Dig under the surface, and more of the 60s-persona-light shines on Paul McCartney. He was after all the Utopian spirit behind the money-hemorrhaging corporation that was Apple Records. And more than John, George, and Ringo, Paul McCartney incorporated all forms of modern art into his life in the late 60s. McCartney was also the Beatle out-and-about the London scene during that time too (he was an early enthusiast of the Syd Barret-lead Pink Floyd in their wild stage-experimentation years), while the other 3 Beatles were immersed in domesticity. You have to drill deeper into the Beatles story to connect with these facts. Deeper than most are willing to do.

Yes, “Live and Let Die” is a dour song. Here’s the paradox though: Only someone with Paul McCartney’s hopeful outlook on mankind could write such lyrics and sing them in such a deeply-reflective way. From his rosy perspective, McCartney was able to view the darker side objectively. I’m not saying he was blind to negativity and self-centeredness…life experience to that point clearly factored to his opening eyes, including the Beatles rancorous “divorce”. But the concept was foreign enough for him to see it for what it was and compose a narrative around it.

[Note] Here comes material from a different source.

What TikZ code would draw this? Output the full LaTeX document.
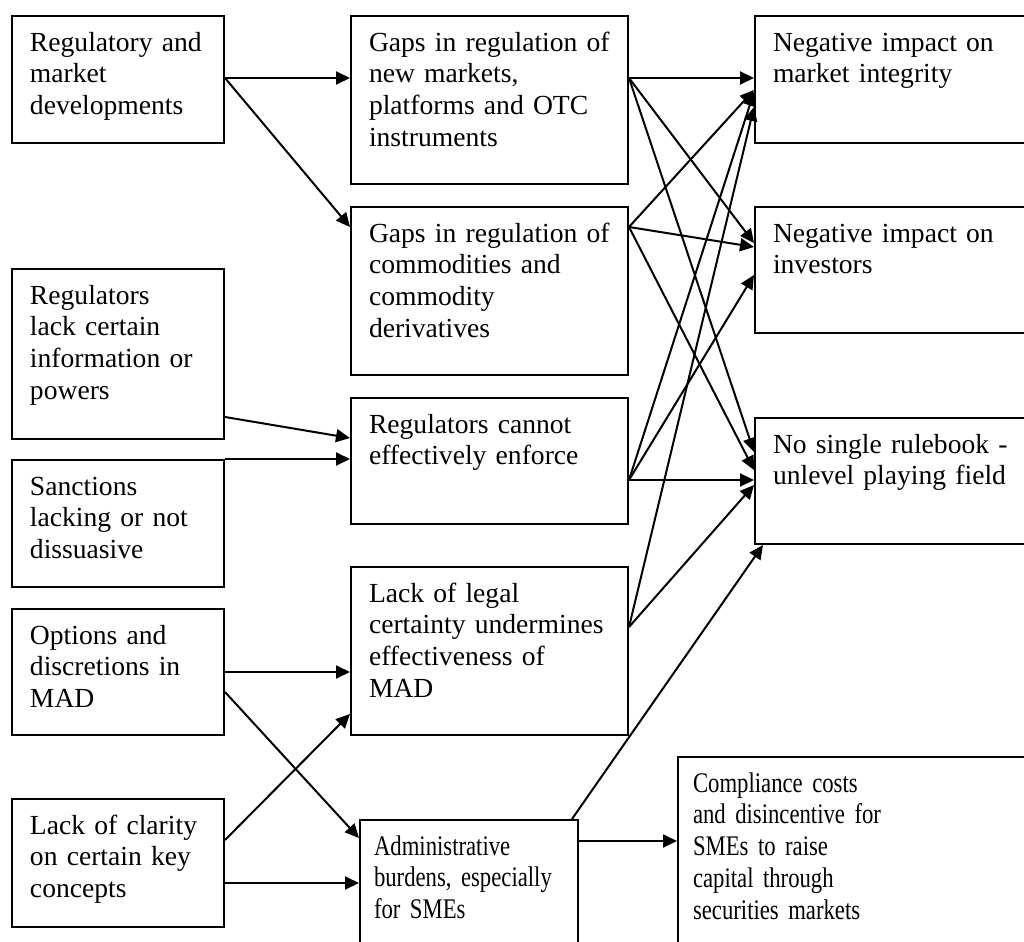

With all this in mind, the song fits the Pete Townshend definition of a Rock song.

The Beatles contributed significantly to the idealism of the 60s. They all bought into it. And they each had to change aspects of who they were to get there, none of them more so than Paul McCartney. I know this because when I read of the Beatles younger days, the band member who reminds me the most of myself (in my younger days) is McCartney. Like Paul, I could be opportunistic and cunning and shrewd. Maybe I still got a little of that in me at times, but I do my best to squelch it. This, because even though I came of age in the 70s, I too have bought into the spirit of the 60s. In fact, anyone who takes their 70s’ teen-years seriously is really just a child of the 60s. Live and let live, folks! Live and let live.